In Divorce, 50-50 Split May Not Be Equal
Darylle Goodfield got a firsthand demonstration of why it’s smart to seek financial advice, as well as legal counsel, when getting a divorce.
A month before she was ready to enter a final settlement with her estranged husband, a financial planner glanced at her paperwork. According to the planner’s analysis, the couple’s 50-50 asset split wasn’t as equal as it appeared.
Most of the assets Goodfield was getting were taxable, while the assets going to her husband were not. Because of this, the planner said, Goodfield would be getting $30,000 less on an after-tax basis.
That’s not uncommon, said Ginita Wall, a San Diego certified financial planner who specializes in the financial aspects of divorce.
“Any time people are trying to trade assets, this type of problem arises,” she said. “That’s because the biggest assets most families have are the house and the retirement plan. But the house can be sold without paying tax, while the retirement plan cannot.”
State laws spell out formulas for dividing marital assets and figuring child and spousal support. However, the laws give couples a great deal of leeway when structuring the details--such as who gets which bank accounts and whether one spouse will take the brokerage accounts while the other gets the Porsche.
This latitude gives individuals the ability to keep the items they hold most precious, but it also can result in unintended disparities.
What should you know about the financial aspects of divorce, if you’re among the more than 1.1 million people calling marriage quits this year?
* Dividing assets: In California and other community property states, communal assets are divided equally, regardless of who earned the most money or spent the most during the marriage. That’s based on the idea that a judge shouldn’t be involved in personal decisions, said Violet Woodhouse, a family law attorney in Irvine and author of “Divorce & Money: How to Make the Best Financial Decisions During Divorce.”
Non-community-property states have equitable-distribution systems, which provide more judicial latitude in asset splits. But Woodhouse said more states also are concluding that the value of assets and liabilities accumulated during a marriage ought to be split essentially in half.
* Splitting debt: Divorce courts generally split debts the same way they do assets, but lenders and the Internal Revenue Service often hold both parties liable. Translation: If one spouse doesn’t pay his or her share of the debts, the other spouse could be forced to pay--no matter what the divorce decree says. It’s wise to pay off joint debts in the process of splitting other assets and close any joint accounts so these obligations won’t come back to haunt either party, Woodhouse said.
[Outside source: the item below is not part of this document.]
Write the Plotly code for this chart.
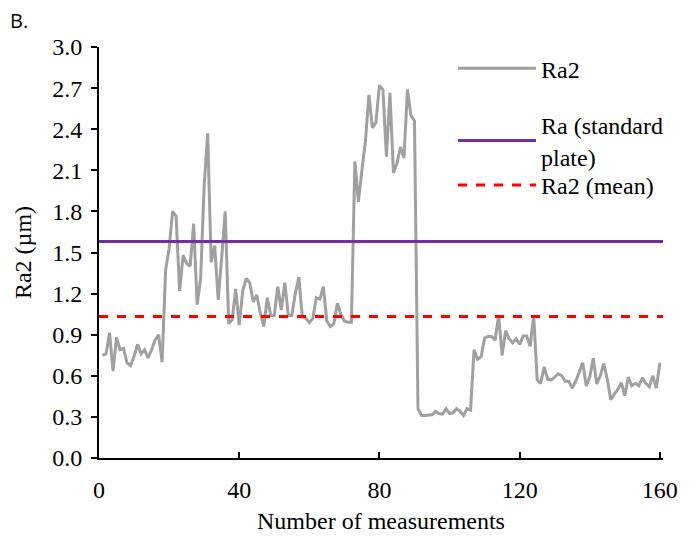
import plotly.graph_objects as go
import numpy as np

# ---- data ----
ra2 = [
    0.75, 0.76, 0.915, 0.635, 0.88, 0.79, 0.80, 0.695, 0.675, 0.74,
    0.83, 0.76, 0.79, 0.73, 0.79, 0.86, 0.90, 0.70, 1.37, 1.53,
    1.80, 1.765, 1.22, 1.48, 1.42, 1.40, 1.71, 1.12, 1.31, 1.99,
    2.37, 1.43, 1.55, 1.155, 1.46, 1.80, 0.98, 1.01, 1.235, 0.97,
    1.22, 1.31, 1.28, 1.14, 1.19, 1.06, 0.96, 1.17, 1.04, 1.04,
    1.25, 1.08, 1.28, 1.04, 1.04, 1.20, 1.32, 1.03, 1.02, 0.99,
    1.02, 1.17, 1.16, 1.25, 1.00, 0.96, 0.98, 1.13, 1.05, 1.00,
    0.99, 0.99, 2.165, 1.87, 2.10, 2.31, 2.65, 2.41, 2.45, 2.72,
    2.69, 2.20, 2.665, 2.08, 2.15, 2.27, 2.19, 2.69, 2.50, 2.46,
    0.36, 0.31, 0.31, 0.31, 0.315, 0.34, 0.325, 0.32, 0.36, 0.325,
    0.33, 0.36, 0.34, 0.31, 0.36, 0.35, 0.79, 0.72, 0.74, 0.875,
    0.887, 0.887, 0.86, 1.04, 0.75, 0.93, 0.87, 0.84, 0.87, 0.83,
    0.89, 0.89, 0.815, 1.04, 0.57, 0.545, 0.665, 0.575, 0.57, 0.59,
    0.615, 0.60, 0.56, 0.56, 0.51, 0.56, 0.635, 0.695, 0.525, 0.59,
    0.73, 0.54, 0.60, 0.69, 0.575, 0.425, 0.466, 0.50, 0.55, 0.455,
    0.59, 0.527, 0.545, 0.527, 0.585, 0.545, 0.52, 0.60, 0.51, 0.695,
]
measurement = list(range(1, len(ra2) + 1))
ra_standard = 1.58
ra2_mean = float(np.mean(ra2))

x_range = [0, 160.9]
x_ticks = [0, 40, 80, 120, 160]
y_ticks = [0.0, 0.3, 0.6, 0.9, 1.2, 1.5, 1.8, 2.1, 2.4, 2.7, 3.0]

serif = "Liberation Serif"
FS = 24

fig = go.Figure()
fig.add_trace(go.Scatter(
    x=measurement, y=ra2, mode="lines", name="Ra2",
    line=dict(color="#A0A0A0", width=3), legend="legend",
))
fig.add_trace(go.Scatter(
    x=x_range, y=[ra_standard, ra_standard], mode="lines",
    name="Ra (standard<br>plate)",
    line=dict(color="#7030A0", width=3), legend="legend2",
))
fig.add_trace(go.Scatter(
    x=x_range, y=[ra2_mean, ra2_mean], mode="lines", name="Ra2 (mean)",
    line=dict(color="#FF0000", width=3, dash="dash"), legend="legend3",
))

leg_x = (453 - 99) / 564
leg_common = dict(
    font=dict(family=serif, size=FS, color="black"),
    bgcolor="rgba(0,0,0,0)", borderwidth=0,
    xanchor="left", yanchor="middle", itemwidth=78,
)

fig.update_layout(
    width=690, height=542,
    margin=dict(l=99, r=27, t=47, b=79),
    paper_bgcolor="white", plot_bgcolor="white",
    showlegend=True,
    legend=dict(x=leg_x, y=(463 - 69) / 416, **leg_common),
    legend2=dict(x=leg_x, y=(463 - 142) / 416, **leg_common),
    legend3=dict(x=leg_x, y=(463 - 187) / 416, **leg_common),
    xaxis=dict(
        range=x_range, tickvals=x_ticks, ticktext=[str(v) for v in x_ticks],
        showgrid=False, zeroline=False, showline=True,
        linecolor="black", linewidth=2, ticks="inside", ticklen=6,
        tickwidth=2, tickcolor="black", ticklabelstandoff=9,
        tickfont=dict(family=serif, size=FS, color="black"),
        title=dict(text="Number of measurements", standoff=10,
                   font=dict(family=serif, size=FS, color="black")),
    ),
    yaxis=dict(
        range=[0, 3.0], tickvals=y_ticks,
        ticktext=[f"{v:.1f}" for v in y_ticks],
        showgrid=False, zeroline=False, showline=True,
        linecolor="black", linewidth=2, ticks="outside", ticklen=6,
        tickwidth=2, tickcolor="black", ticklabelstandoff=4,
        tickfont=dict(family=serif, size=FS, color="black"),
        title=dict(text="Ra2 (µm)", standoff=14,
                   font=dict(family=serif, size=FS, color="black")),
    ),
    annotations=[dict(
        text="B.", xref="paper", yref="paper", x=-91 / 564, y=1 + 27 / 416,
        xanchor="left", yanchor="middle", showarrow=False,
        font=dict(family="Open Sans", size=20, color="black"),
    )],
)

fig.write_html("out.html")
The one exception: Mortgage debt generally can be assigned to the party who takes the house. But even here, it’s wise to be cautious if one spouse has a history of being irresponsible with money.
* Not divisible: Some assets are not communally owned and generally are not divided in divorce. For instance, inheritances are separate property, as is property that was accumulated before the marriage.
Though both parties must disclose the value of their separate assets, they don’t have to share unless the couple commingled this property during the marriage, Woodhouse said. In such cases, the court may split these assets if it’s unclear that they were truly separate property.
* Tax adjusting: Different types of property have different tax characteristics when split up, Wall noted.
For instance, withdrawals from a tax-deductible retirement plan are taxed at ordinary income tax rates. That can reduce the net value of these assets by one-third or more. But taxpayers get a $250,000-per-person exclusion from the tax on profit from the sale of a personal residence. That can make proceeds from the sale of a home tax-free.
Stocks and bonds held in taxable bank and brokerage accounts could generate either taxable gains or deductible losses, depending on when the assets were purchased and at what cost.
There are two ways to make property splits fair both before and after tax, Woodhouse said. One is to divide assets into types--for instance, retirement accounts, taxable accounts, personal property (furniture, televisions, cars) and real estate--and then split the property in half in each category. Each spouse’s settlement would be a mirror image of the other’s.
This approach won’t work if one spouse wants to keep the house or a retirement plan, Wall noted. Then it’s wise to get a financial planner to tax-adjust the property settlement. If one partner takes more nontaxable assets, the other should get taxable assets with a greater dollar value to compensate, she said.
* Child support: If there are children from the marriage, the higher-earning parent may be required to pay child support. Child support formulas are the most rigid part of a divorce proceeding, Woodhouse said. However, there are exceptions when the formula creates a hardship for either the paying parent or for the children.
Most states post their child support formulas on the Internet, although finding the specific code may require a fair amount of searching. A good place to start such a search is at https://www.supportguidelines.com. Also, https://www.divorcesource.com links to family law statutes in each state and even provides referrals to family law attorneys and counselors.
Federal tax deductions for dependents generally are given to the custodial spouse. But that can be reversed if the other spouse is providing more than half of the children’s support. Often, the question of who gets the dependency deductions can be included in the divorce decree.
Child support is not tax deductible for the giver or taxable for the recipient.
* Alimony: Courts increasingly expect both spouses to work and support themselves. Awards for temporary support are far more common than for permanent support. Indeed, alimony is an issue in only about one in six divorces. Alimony payments are deductible for the giver and taxable for the recipient.